» **DATA EXTRACT**:
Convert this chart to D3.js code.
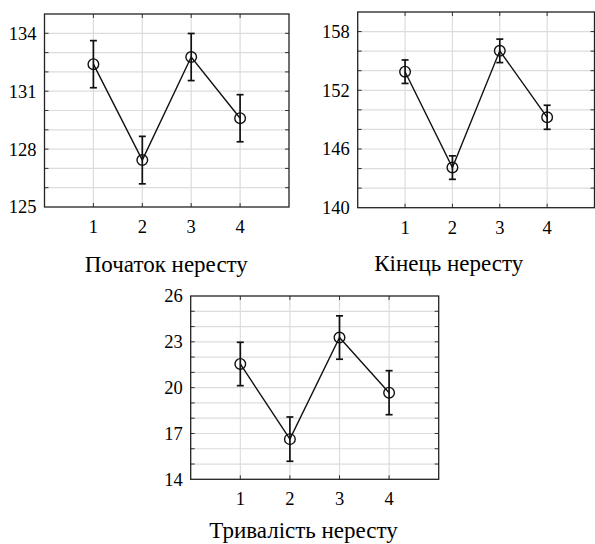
<!DOCTYPE html>
<html><head><meta charset="utf-8">
<script src="https://cdn.jsdelivr.net/npm/d3@7"></script>
<style>body{margin:0;background:#fff}svg{display:block}</style>
</head><body>
<svg id="c" width="595" height="544"></svg>
<script>
const categories = [1, 2, 3, 4];
const startMean = [132.4, 127.43, 132.77, 129.6];
const startErr = [1.22, 1.23, 1.22, 1.22];
const endMean = [153.9, 144.1, 156.03, 149.24];
const endErr = [1.2, 1.2, 1.2, 1.23];
const durMean = [21.55, 16.63, 23.28, 19.67];
const durErr = [1.42, 1.45, 1.42, 1.44];
const startTicks = [125, 128, 131, 134];
const endTicks = [140, 146, 152, 158];
const durTicks = [14, 17, 20, 23, 26];
const titles = ["Початок нересту", "Кінець нересту", "Тривалість нересту"];

const panels = [
  {l:44.5, r:289, t:14, b:207, dom:[125,135], step:1, ticks:startTicks, mean:startMean, err:startErr, title:titles[0], tx:166.3, ty:271.5},
  {l:357.7, r:594.5, t:12, b:207.7, dom:[140,160], step:2, ticks:endTicks, mean:endMean, err:endErr, title:titles[1], tx:448.7, ty:271},
  {l:190.7, r:438.7, t:296, b:479.3, dom:[14,26], step:1, ticks:durTicks, mean:durMean, err:durErr, title:titles[2], tx:303.5, ty:538}
];

const svg = d3.select("#c");
const FONT = '"Liberation Serif"';

panels.forEach(p => {
  const x = d3.scaleLinear().domain([0,5]).range([p.l, p.r]);
  const y = d3.scaleLinear().domain(p.dom).range([p.b, p.t]);
  const g = svg.append("g");
  const grid = d3.range(p.dom[0] + p.step, p.dom[1] - 1e-9, p.step);
  g.selectAll(".gy").data(grid).enter().append("line")
    .attr("x1", p.l).attr("x2", p.r).attr("y1", d => y(d)).attr("y2", d => y(d))
    .attr("stroke", "#dcdcdc").attr("stroke-width", 1.2);
  g.selectAll(".gx").data(categories).enter().append("line")
    .attr("x1", d => x(d)).attr("x2", d => x(d)).attr("y1", p.t).attr("y2", p.b)
    .attr("stroke", "#dcdcdc").attr("stroke-width", 1.2);
  const tl = 4;
  g.selectAll(".tl").data(grid).enter().append("line")
    .attr("x1", p.l).attr("x2", p.l + tl).attr("y1", d => y(d)).attr("y2", d => y(d))
    .attr("stroke", "#333").attr("stroke-width", 1);
  g.selectAll(".tr").data(grid).enter().append("line")
    .attr("x1", p.r).attr("x2", p.r - tl).attr("y1", d => y(d)).attr("y2", d => y(d))
    .attr("stroke", "#333").attr("stroke-width", 1);
  g.selectAll(".tt").data(categories).enter().append("line")
    .attr("x1", d => x(d)).attr("x2", d => x(d)).attr("y1", p.t).attr("y2", p.t + tl)
    .attr("stroke", "#333").attr("stroke-width", 1);
  g.selectAll(".tb").data(categories).enter().append("line")
    .attr("x1", d => x(d)).attr("x2", d => x(d)).attr("y1", p.b).attr("y2", p.b - tl)
    .attr("stroke", "#333").attr("stroke-width", 1);
  g.append("rect").attr("x", p.l).attr("y", p.t).attr("width", p.r - p.l).attr("height", p.b - p.t)
    .attr("fill", "none").attr("stroke", "#222").attr("stroke-width", 1.3);
  g.selectAll(".yl").data(p.ticks).enter().append("text")
    .attr("x", p.l - 8).attr("y", d => y(d)).attr("dy", "0.35em")
    .attr("text-anchor", "end")
    .style("font-family", FONT).style("font-size", "18.5px")
    .text(d => d);
  g.selectAll(".xl").data(categories).enter().append("text")
    .attr("x", d => x(d)).attr("y", p.b + 26)
    .attr("text-anchor", "middle")
    .style("font-family", FONT).style("font-size", "18.5px")
    .text(d => d);
  g.append("text").attr("x", p.tx).attr("y", p.ty)
    .attr("text-anchor", "middle")
    .style("font-family", FONT).style("font-size", "23px")
    .text(p.title);
  const pts = categories.map((c, i) => [c, p.mean[i], p.err[i]]);
  g.append("path").datum(pts)
    .attr("d", d3.line().x(d => x(d[0])).y(d => y(d[1])))
    .attr("fill", "none").attr("stroke", "#111").attr("stroke-width", 1.4);
  const cw = 3.5;
  pts.forEach(d => {
    const cx = x(d[0]), y1 = y(d[1] + d[2]), y2 = y(d[1] - d[2]);
    g.append("line").attr("x1", cx).attr("x2", cx).attr("y1", y1).attr("y2", y2)
      .attr("stroke", "#111").attr("stroke-width", 1.7);
    [y1, y2].forEach(yy => g.append("line").attr("x1", cx - cw).attr("x2", cx + cw)
      .attr("y1", yy).attr("y2", yy).attr("stroke", "#111").attr("stroke-width", 1.7));
  });
  g.selectAll(".pt").data(pts).enter().append("circle")
    .attr("cx", d => x(d[0])).attr("cy", d => y(d[1])).attr("r", 5.3)
    .attr("fill", "none").attr("stroke", "#111").attr("stroke-width", 1.4);
});
</script>
</body></html>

» **STATED GOAL**: Quote the material word for word, dropping any images it holds.

» **TASK RESULT**:
Convert this chart to D3.js code.
<!DOCTYPE html>
<html><head><meta charset="utf-8">
<script src="https://cdn.jsdelivr.net/npm/d3@7"></script>
<style>body{margin:0;background:#fff}svg{display:block}</style>
</head><body>
<svg id="c" width="595" height="544"></svg>
<script>
const categories = [1, 2, 3, 4];
const startMean = [132.4, 127.43, 132.77, 129.6];
const startErr = [1.22, 1.23, 1.22, 1.22];
const endMean = [153.9, 144.1, 156.03, 149.24];
const endErr = [1.2, 1.2, 1.2, 1.23];
const durMean = [21.55, 16.63, 23.28, 19.67];
const durErr = [1.42, 1.45, 1.42, 1.44];
const startTicks = [125, 128, 131, 134];
const endTicks = [140, 146, 152, 158];
const durTicks = [14, 17, 20, 23, 26];
const titles = ["Початок нересту", "Кінець нересту", "Тривалість нересту"];

const panels = [
  {l:44.5, r:289, t:14, b:207, dom:[125,135], step:1, ticks:startTicks, mean:startMean, err:startErr, title:titles[0], tx:166.3, ty:271.5},
  {l:357.7, r:594.5, t:12, b:207.7, dom:[140,160], step:2, ticks:endTicks, mean:endMean, err:endErr, title:titles[1], tx:448.7, ty:271},
  {l:190.7, r:438.7, t:296, b:479.3, dom:[14,26], step:1, ticks:durTicks, mean:durMean, err:durErr, title:titles[2], tx:303.5, ty:538}
];

const svg = d3.select("#c");
const FONT = '"Liberation Serif"';

panels.forEach(p => {
  const x = d3.scaleLinear().domain([0,5]).range([p.l, p.r]);
  const y = d3.scaleLinear().domain(p.dom).range([p.b, p.t]);
  const g = svg.append("g");
  const grid = d3.range(p.dom[0] + p.step, p.dom[1] - 1e-9, p.step);
  g.selectAll(".gy").data(grid).enter().append("line")
    .attr("x1", p.l).attr("x2", p.r).attr("y1", d => y(d)).attr("y2", d => y(d))
    .attr("stroke", "#dcdcdc").attr("stroke-width", 1.2);
  g.selectAll(".gx").data(categories).enter().append("line")
    .attr("x1", d => x(d)).attr("x2", d => x(d)).attr("y1", p.t).attr("y2", p.b)
    .attr("stroke", "#dcdcdc").attr("stroke-width", 1.2);
  const tl = 4;
  g.selectAll(".tl").data(grid).enter().append("line")
    .attr("x1", p.l).attr("x2", p.l + tl).attr("y1", d => y(d)).attr("y2", d => y(d))
    .attr("stroke", "#333").attr("stroke-width", 1);
  g.selectAll(".tr").data(grid).enter().append("line")
    .attr("x1", p.r).attr("x2", p.r - tl).attr("y1", d => y(d)).attr("y2", d => y(d))
    .attr("stroke", "#333").attr("stroke-width", 1);
  g.selectAll(".tt").data(categories).enter().append("line")
    .attr("x1", d => x(d)).attr("x2", d => x(d)).attr("y1", p.t).attr("y2", p.t + tl)
    .attr("stroke", "#333").attr("stroke-width", 1);
  g.selectAll(".tb").data(categories).enter().append("line")
    .attr("x1", d => x(d)).attr("x2", d => x(d)).attr("y1", p.b).attr("y2", p.b - tl)
    .attr("stroke", "#333").attr("stroke-width", 1);
  g.append("rect").attr("x", p.l).attr("y", p.t).attr("width", p.r - p.l).attr("height", p.b - p.t)
    .attr("fill", "none").attr("stroke", "#222").attr("stroke-width", 1.3);
  g.selectAll(".yl").data(p.ticks).enter().append("text")
    .attr("x", p.l - 8).attr("y", d => y(d)).attr("dy", "0.35em")
    .attr("text-anchor", "end")
    .style("font-family", FONT).style("font-size", "18.5px")
    .text(d => d);
  g.selectAll(".xl").data(categories).enter().append("text")
    .attr("x", d => x(d)).attr("y", p.b + 26)
    .attr("text-anchor", "middle")
    .style("font-family", FONT).style("font-size", "18.5px")
    .text(d => d);
  g.append("text").attr("x", p.tx).attr("y", p.ty)
    .attr("text-anchor", "middle")
    .style("font-family", FONT).style("font-size", "23px")
    .text(p.title);
  const pts = categories.map((c, i) => [c, p.mean[i], p.err[i]]);
  g.append("path").datum(pts)
    .attr("d", d3.line().x(d => x(d[0])).y(d => y(d[1])))
    .attr("fill", "none").attr("stroke", "#111").attr("stroke-width", 1.4);
  const cw = 3.5;
  pts.forEach(d => {
    const cx = x(d[0]), y1 = y(d[1] + d[2]), y2 = y(d[1] - d[2]);
    g.append("line").attr("x1", cx).attr("x2", cx).attr("y1", y1).attr("y2", y2)
      .attr("stroke", "#111").attr("stroke-width", 1.7);
    [y1, y2].forEach(yy => g.append("line").attr("x1", cx - cw).attr("x2", cx + cw)
      .attr("y1", yy).attr("y2", yy).attr("stroke", "#111").attr("stroke-width", 1.7));
  });
  g.selectAll(".pt").data(pts).enter().append("circle")
    .attr("cx", d => x(d[0])).attr("cy", d => y(d[1])).attr("r", 5.3)
    .attr("fill", "none").attr("stroke", "#111").attr("stroke-width", 1.4);
});
</script>
</body></html>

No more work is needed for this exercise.